In order to see everything from an entirely different point of view I made my narrator a boy of eleven, going on twelve.


He and the people he loves are affected by two different kinds of death: one natural and the other, he alone is sure, is a murder.


What would he see and understand in the behaviour of people around him? How would he keep his sense of humour? And finding that the adults have left him and his friend Janey to work things out for themselves, how could he ever make it all come right? 


Reviews

The novel was published on 25 September 2017. Apart from some fine endorsements from Fay Weldon and Danny Wallace, Christopher Meredith and Francesca Rhydderch, there have been some great and varied responses. Fanny Blake in The Daily Mail, Tracy Baines in Frost Magazine and people I know and some I don’t know have made me believe that someone out there other than me is fond of my offspring. 


And finally … 

So that’s 21st of November in Beach and Barnicott, South Street, Bridport from 6pm. There will be a words of thanks from me and a reading. Other than that I hope it will be a lovely get-together of family and friends old and new. Please come if you are interested! 
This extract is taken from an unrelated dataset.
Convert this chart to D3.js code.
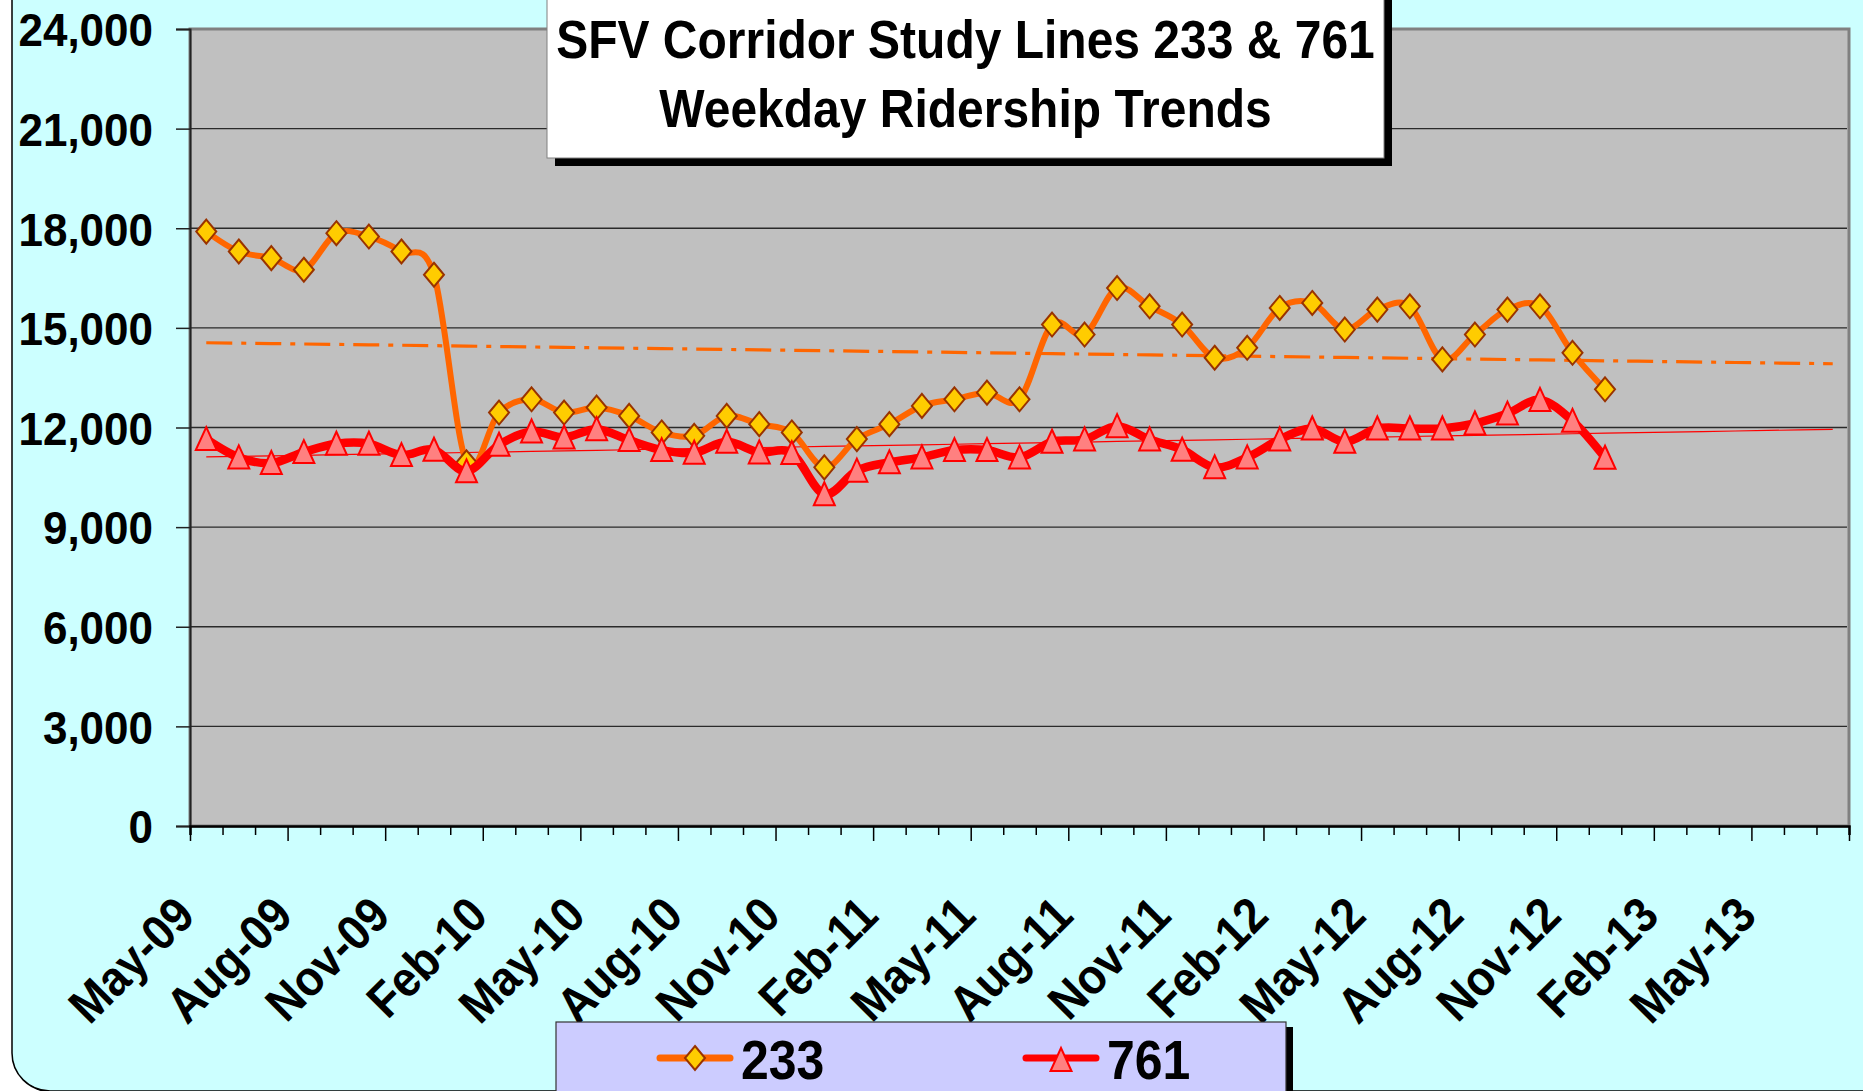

And if you can’t come to the launch and are interested anyway please think about trying a bit of my novel. You can go to any good bookshop and ask for it, or peek inside at amazon.co.uk or get a 20% discount by joining Seren’s free book club.  


Am I excited? Yes. And I do really hope that you will read my book and tell the world what you think. It means a lot to a book’s life to have reviews on Amazon and so on.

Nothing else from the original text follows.